EXERCISE GOAL: No pictures go into the copy. Write out exactly the lines below from the one containing "What Plotly code" through the one containing "fig = go.Figure()".

──────── STORED RECORDS

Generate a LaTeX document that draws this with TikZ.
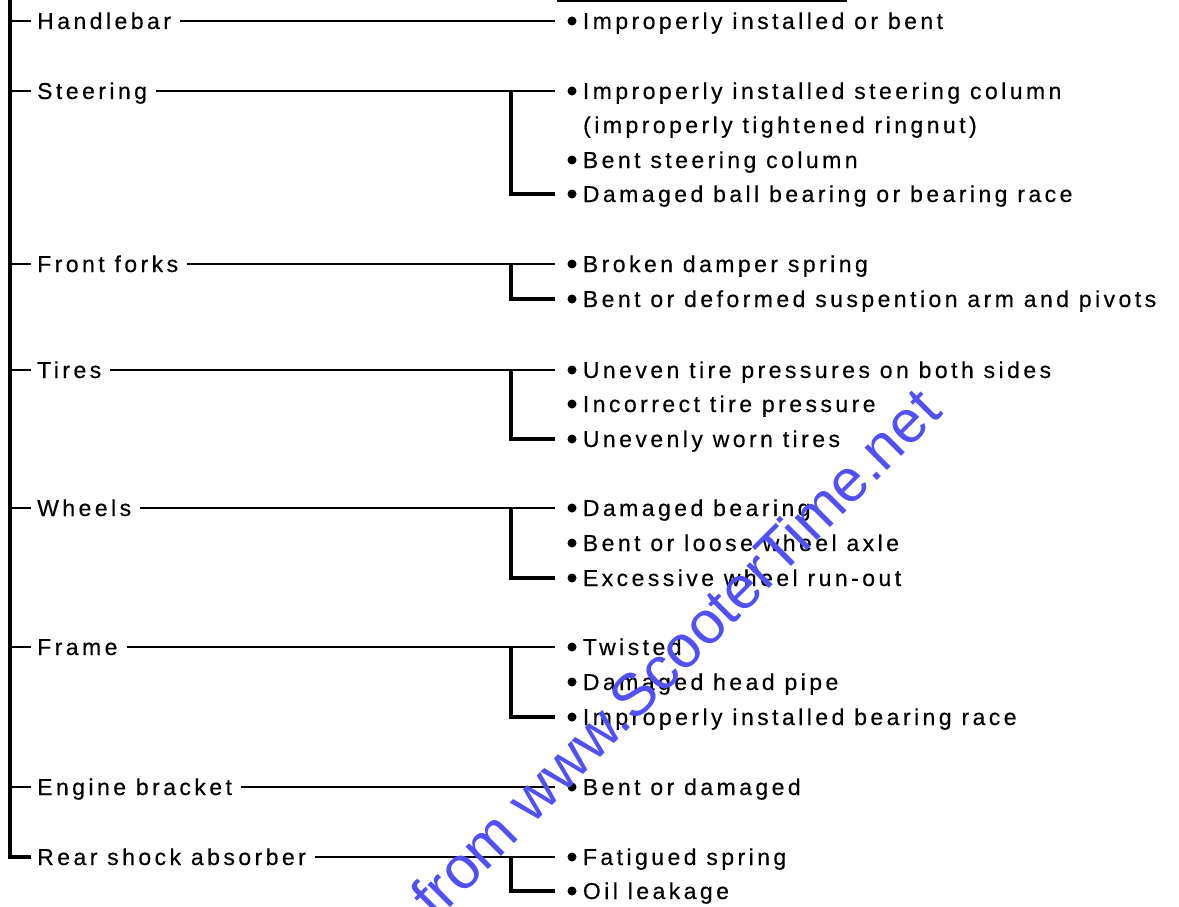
\documentclass[tikz,border=0pt]{standalone}
\usepackage{fontspec}
\setmainfont{Liberation Sans}[LetterSpace=15, FakeBold=0.4]
\newfontfamily\wmfont{Liberation Sans}
\usepackage{tikz}
\usetikzlibrary{positioning,calc}
\definecolor{wmblue}{RGB}{80,80,245}

\begin{document}
\begin{tikzpicture}[
  x=1pt, y=-1pt,
  font=\fontsize{23}{27}\selectfont,
  cat/.style={anchor=west, inner sep=0pt, text height=16pt, text depth=0pt},
  item/.style={cat},
  dot/.style={circle, fill=black, inner sep=0pt, minimum size=9pt},
  link/.style={line width=2.8pt},
  brace/.style={line width=3.2pt},
  wm/.style={wmblue, inner sep=0pt, font=\wmfont\fontsize{60}{70}\selectfont}
]
\useasboundingbox (0,0) rectangle (1179,907);
\coordinate (trunk) at (10,0);
\coordinate (jx) at (511,0);

% fault groups
\node[cat] (hb) at (37,21)  {Handlebar};
\node[cat] (st) at (37,91)  {Steering};
\node[cat] (ff) at (37,264) {Front forks};
\node[cat] (ti) at (37,370) {Tires};
\node[cat] (wh) at (37,508) {Wheels};
\node[cat] (fr) at (37,647) {Frame};
\node[cat] (eb) at (37,787) {Engine bracket};
\node[cat] (rs) at (37,857) {Rear shock absorber};

% causes
\foreach \n/\y/\t in {
  hb1/21/Improperly installed or bent,
  st1/91/Improperly installed steering column,
  st2/160/Bent steering column,
  st3/194/Damaged ball bearing or bearing race,
  ff1/264/Broken damper spring,
  ff2/299/Bent or deformed suspention arm and pivots,
  ti1/370/Uneven tire pressures on both sides,
  ti2/404/Incorrect tire pressure,
  ti3/439/Unevenly worn tires,
  wh1/508/Damaged bearing,
  wh2/543/Bent or loose wheel axle,
  wh3/578/Excessive wheel run-out,
  fr1/647/Twisted,
  fr2/682/Damaged head pipe,
  fr3/717/Improperly installed bearing race,
  eb1/787/Bent or damaged,
  rs1/857/Fatigued spring,
  rs2/891/Oil leakage}
{
  \node[dot] (\n-d) at (572,\y) {};
  \node[item, right=6pt of \n-d] (\n) {\t};
}
\node[item] (st1x) at (583,125) {(improperly tightened ringnut)};

\draw[brace] (trunk) |- ([xshift=-6pt]rs.west);
\foreach \c in {hb,st,ff,ti,wh,fr,eb}
  \draw[link] (\c.west -| trunk) -- ([xshift=-6pt]\c.west);

\foreach \c/\f in {hb/hb1, st/st1, ff/ff1, ti/ti1, wh/wh1, fr/fr1, eb/eb1, rs/rs1}
  \draw[link] ([xshift=9pt]\c.east) -- ([xshift=-12pt]\f-d.west);

\foreach \f/\l in {st1/st3, ff1/ff2, ti1/ti3, wh1/wh3, fr1/fr3, rs1/rs2}
  \draw[brace] (\f-d.west -| jx) -- (\l-d.west -| jx) -- ([xshift=-12pt]\l-d.west);

\draw[link] (557,1) -- (847,1);

\node[wm, rotate=45, anchor=base west] (wmark) at (436,922) {from www.ScooterTime.net};
\end{tikzpicture}
\end{document}
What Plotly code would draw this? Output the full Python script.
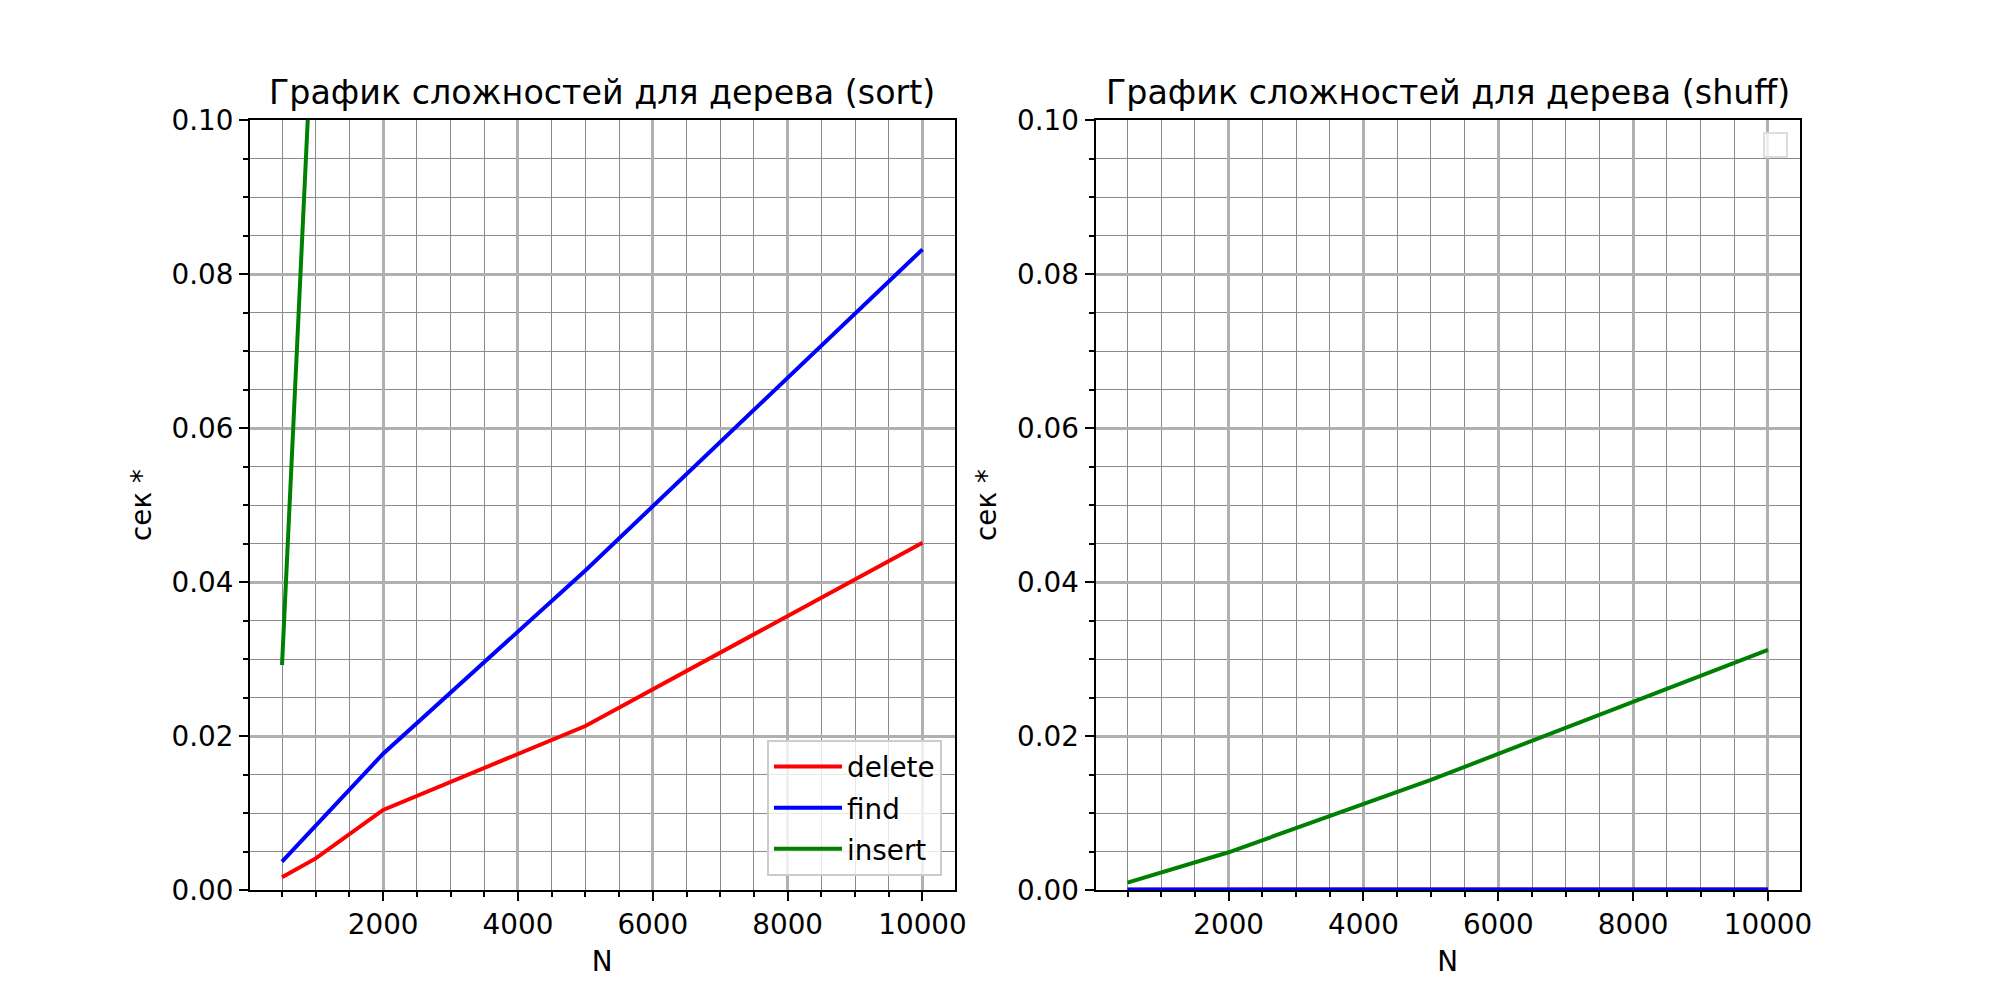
import plotly.graph_objects as go

# sizes of the tree (N)
n_values = [500, 1000, 2000, 5000, 10000]

# sorted input, seconds
sort_delete = [0.00165, 0.0041, 0.0104, 0.0213, 0.0451]
sort_find = [0.0037, 0.0084, 0.0177, 0.0415, 0.0832]
sort_insert = [0.0292, 0.122, 0.48, 3.0, 12.0]

# shuffled input, seconds
shuff_delete = [0.00004, 0.00005, 0.00005, 0.00006, 0.00007]
shuff_find = [0.00005, 0.00006, 0.00006, 0.00007, 0.00008]
shuff_insert = [0.00096, 0.0023, 0.0049, 0.0143, 0.0312]

series_names = ["delete", "find", "insert"]
series_colors = ["#ff0000", "#0000ff", "#008000"]

titles = ["График сложностей для дерева (sort)", "График сложностей для дерева (shuff)"]

FONT = "DejaVu Sans"
TICK_SIZE = 27.8
TITLE_SIZE = 33.3
LW = 4

fig = go.Figure()

for name, color, ys in zip(series_names, series_colors, [sort_delete, sort_find, sort_insert]):
    fig.add_trace(go.Scatter(x=n_values, y=ys, mode="lines", name=name, legendgroup=name,
                             line=dict(color=color, width=LW),
                             xaxis="x", yaxis="y"))

for name, color, ys in zip(series_names, series_colors, [shuff_delete, shuff_find, shuff_insert]):
    fig.add_trace(go.Scatter(x=n_values, y=ys, mode="lines", name=name,
                             line=dict(color=color, width=LW),
                             xaxis="x2", yaxis="y2", showlegend=False))


def xaxis_style(domain, anchor):
    return dict(
        domain=domain, anchor=anchor, range=[25, 10475],
        tick0=0, dtick=2000, tickformat="d", ticks="outside", ticklen=9, tickwidth=2, tickcolor="black",
        showline=True, linecolor="black", linewidth=2, mirror=True,
        showgrid=True, gridcolor="#b0b0b0", gridwidth=3, zeroline=False,
        minor=dict(dtick=500, tick0=0, ticks="outside", ticklen=5, tickwidth=1.5,
                   tickcolor="black", showgrid=True, gridcolor="#8a8a8a", gridwidth=1.3),
        tickfont=dict(size=TICK_SIZE, color="black"),
        title=dict(text="N", font=dict(size=TICK_SIZE, color="black"), standoff=11),
    )


def yaxis_style(domain, anchor):
    return dict(
        domain=domain, anchor=anchor, range=[0, 0.1],
        tick0=0, dtick=0.02, tickformat=".2f",
        ticks="outside", ticklen=9, tickwidth=2, tickcolor="black",
        showline=True, linecolor="black", linewidth=2, mirror=True,
        showgrid=True, gridcolor="#b0b0b0", gridwidth=3, zeroline=False,
        minor=dict(dtick=0.005, tick0=0, ticks="outside", ticklen=5, tickwidth=1.5,
                   tickcolor="black", showgrid=True, gridcolor="#8a8a8a", gridwidth=1.3),
        tickfont=dict(size=TICK_SIZE, color="black"),
        title=dict(text="сек *", font=dict(size=TICK_SIZE, color="black"), standoff=12),
    )


fig.update_layout(
    width=2000, height=1000,
    margin=dict(l=0, r=0, t=0, b=0, autoexpand=False),
    paper_bgcolor="white", plot_bgcolor="white",
    font=dict(family=FONT, size=TICK_SIZE, color="black"),
    xaxis=xaxis_style([0.125, 0.47725], "y"),
    yaxis=yaxis_style([0.11, 0.88], "x"),
    xaxis2=xaxis_style([0.54775, 0.9], "y2"),
    yaxis2=yaxis_style([0.11, 0.88], "x2"),
    legend=dict(x=0.471, y=0.124, xanchor="right", yanchor="bottom",
                bgcolor="rgba(255,255,255,0.8)", bordercolor="#cccccc", borderwidth=2,
                font=dict(size=TICK_SIZE, color="black"), itemwidth=68,
                traceorder="grouped", tracegroupgap=2),
)

for title, (x0, x1) in zip(titles, [(0.125, 0.47725), (0.54775, 0.9)]):
    fig.add_annotation(text=title, xref="paper", yref="paper", x=(x0 + x1) / 2, y=0.88,
                       xanchor="center", yanchor="bottom", yshift=6, showarrow=False,
                       font=dict(size=TITLE_SIZE, color="black"))

# empty legend frame on the right panel
fig.add_shape(type="rect", xref="paper", yref="paper", x0=0.882, x1=0.8935, y0=0.843, y1=0.867,
              line=dict(color="#dddddd", width=2), fillcolor="rgba(255,255,255,0.8)")

fig.write_html("out.html", config={"displayModeBar": False},
               post_script="document.body.style.margin = '0';")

────────────────

THE ANSWER:
What Plotly code would draw this? Output the full Python script.
import plotly.graph_objects as go

# sizes of the tree (N)
n_values = [500, 1000, 2000, 5000, 10000]

# sorted input, seconds
sort_delete = [0.00165, 0.0041, 0.0104, 0.0213, 0.0451]
sort_find = [0.0037, 0.0084, 0.0177, 0.0415, 0.0832]
sort_insert = [0.0292, 0.122, 0.48, 3.0, 12.0]

# shuffled input, seconds
shuff_delete = [0.00004, 0.00005, 0.00005, 0.00006, 0.00007]
shuff_find = [0.00005, 0.00006, 0.00006, 0.00007, 0.00008]
shuff_insert = [0.00096, 0.0023, 0.0049, 0.0143, 0.0312]

series_names = ["delete", "find", "insert"]
series_colors = ["#ff0000", "#0000ff", "#008000"]

titles = ["График сложностей для дерева (sort)", "График сложностей для дерева (shuff)"]

FONT = "DejaVu Sans"
TICK_SIZE = 27.8
TITLE_SIZE = 33.3
LW = 4

fig = go.Figure()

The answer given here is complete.